Your employees need a one-click way to report suspicious emails, and they need to know that reporting a false alarm is always better than staying silent. I've worked with organizations where employees were afraid to report because they thought they'd get in trouble for clicking. That fear is more dangerous than the phishing email itself.

Why Executives Are the #1 Spear Phishing Target

If you're a C-suite executive reading this, you need to know something: you are the primary target. Attackers know that a compromised CEO email account is the skeleton key to the entire organization. Your assistant will process a request from you without questioning it. Your CFO will authorize a transfer if the email chain looks right.

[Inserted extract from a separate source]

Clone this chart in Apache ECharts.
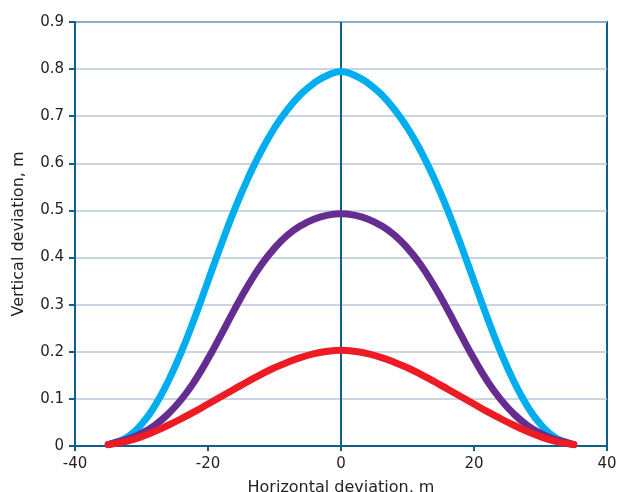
<!DOCTYPE html>
<html>
<head>
<meta charset="utf-8">
<script src="https://cdn.jsdelivr.net/npm/echarts@6/dist/echarts.min.js"></script>
<style>
	html, body { margin:0; padding:0; background:#fff; }
	#main { width:617px; height:492px; }
</style>
</head>
<body>
<div id="main"></div>
<script type="text/javascript">

	// horizontal positions (m) where the curves were read
	var xs = [-35, -34, -32, -30, -28, -26, -24, -22, -20, -18, -16, -14, -12, -10, -8, -6, -4, -2, 0,
	          2, 4, 6, 8, 10, 12, 14, 16, 18, 20, 22, 24, 26, 28, 30, 32, 34, 35];

	// vertical deviation (m) of each curve
	var blueVals   = [0.003, 0.007, 0.02, 0.046, 0.085, 0.137, 0.20, 0.272, 0.35, 0.428, 0.502, 0.568, 0.626, 0.675, 0.715, 0.747, 0.771, 0.787, 0.795,
	                  0.787, 0.771, 0.747, 0.715, 0.675, 0.626, 0.568, 0.502, 0.428, 0.35, 0.272, 0.20, 0.137, 0.085, 0.046, 0.02, 0.007, 0.003];
	var purpleVals = [0.003, 0.007, 0.015, 0.027, 0.044, 0.068, 0.099, 0.138, 0.185, 0.237, 0.29, 0.34, 0.384, 0.42, 0.448, 0.468, 0.482, 0.49, 0.493,
	                  0.49, 0.482, 0.468, 0.448, 0.42, 0.384, 0.34, 0.29, 0.237, 0.185, 0.138, 0.099, 0.068, 0.044, 0.027, 0.015, 0.007, 0.003];
	var redVals    = [0.003, 0.005, 0.011, 0.02, 0.031, 0.044, 0.058, 0.073, 0.089, 0.105, 0.121, 0.137, 0.152, 0.166, 0.178, 0.188, 0.196, 0.201, 0.203,
	                  0.201, 0.196, 0.188, 0.178, 0.166, 0.152, 0.137, 0.121, 0.105, 0.089, 0.073, 0.058, 0.044, 0.031, 0.02, 0.011, 0.005, 0.003];

	// the vertical reference line at x = 0
	var centerX = [0, 0];
	var centerY = [0, 0.9];

	var xTicks = { min: -40, max: 40, interval: 20 };
	var yTicks = { min: 0, max: 0.9, interval: 0.1 };

	function pairs(x, y){
		var out = [];
		for (var i = 0; i < x.length; i++) out.push([x[i], y[i]]);
		return out;
	}

	var axisColor = '#0e5f8c';
	var textColor = '#231f20';
	var font = 'DejaVu Sans';

	var chart = echarts.init(document.getElementById('main'));
	chart.setOption({
		animation: false,
		grid: {
			left: 75, right: 10, top: 22, bottom: 46,
			containLabel: false, outerBoundsMode: 'none',
			show: true, borderColor: axisColor, borderWidth: 2
		},
		xAxis: {
			type: 'value',
			min: xTicks.min, max: xTicks.max, interval: xTicks.interval,
			name: 'Horizontal deviation, m',
			nameLocation: 'middle',
			nameGap: 34,
			nameTextStyle: { color: textColor, fontSize: 16, fontFamily: font },
			axisLine: { onZero: false, lineStyle: { color: axisColor, width: 2 } },
			axisTick: { length: 5, lineStyle: { color: axisColor, width: 2 } },
			axisLabel: { color: textColor, fontSize: 15, fontFamily: font, margin: 11 },
			splitLine: { show: false }
		},
		yAxis: {
			type: 'value',
			min: yTicks.min, max: yTicks.max, interval: yTicks.interval,
			name: 'Vertical deviation, m',
			nameLocation: 'middle',
			nameGap: 48,
			nameTextStyle: { color: textColor, fontSize: 16, fontFamily: font },
			axisLine: { onZero: false, lineStyle: { color: axisColor, width: 2 } },
			axisTick: { length: 6, lineStyle: { color: axisColor, width: 2 } },
			axisLabel: { color: textColor, fontSize: 15, fontFamily: font, margin: 11 },
			splitLine: { lineStyle: { color: '#b8c7d9', width: 1.5 } }
		},
		series: [
			{
				type: 'line', z: 1, silent: true, showSymbol: false,
				lineStyle: { color: axisColor, width: 2 },
				data: pairs(centerX, centerY)
			},
			{
				type: 'line', z: 3, smooth: true, showSymbol: false,
				lineStyle: { color: '#00aeef', width: 7, cap: 'round' },
				data: pairs(xs, blueVals)
			},
			{
				type: 'line', z: 4, smooth: true, showSymbol: false,
				lineStyle: { color: '#662d91', width: 7, cap: 'round' },
				data: pairs(xs, purpleVals)
			},
			{
				type: 'line', z: 5, smooth: true, showSymbol: false,
				lineStyle: { color: '#ed1c24', width: 7, cap: 'round' },
				data: pairs(xs, redVals)
			}
		]
	});

</script>
</body>
</html>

This subtype is often called "whaling" — spear phishing aimed specifically at senior leadership. And it works because executives often have the weakest security hygiene in the building. They request exceptions to MFA policies. They use personal devices. They travel constantly and connect to unfamiliar networks.

In my experience, the single highest-impact security improvement an organization can make is getting its leadership team to complete realistic spear phishing training and follow the same security policies as everyone else. No exceptions.

The Bottom Line: Spear Phishing Is the Door Attackers Walk Through

Ransomware doesn't start with ransomware. Data breaches don't start with data exfiltration. In the majority of cases, the attack chain begins with a spear phishing email that gives a threat actor their first foothold inside your organization.

Every dollar you spend on security awareness, phishing simulation, multi-factor authentication, and zero trust architecture directly reduces the probability that a targeted email will turn into a headline-making breach.

You can't eliminate the risk entirely. But you can make your organization a significantly harder target. Start with training that reflects how attacks actually work, layer in the technical controls that catch what humans miss, and build a culture where reporting suspicious emails is rewarded, not punished.

The attackers are already researching your team. The question is whether your team is ready for them.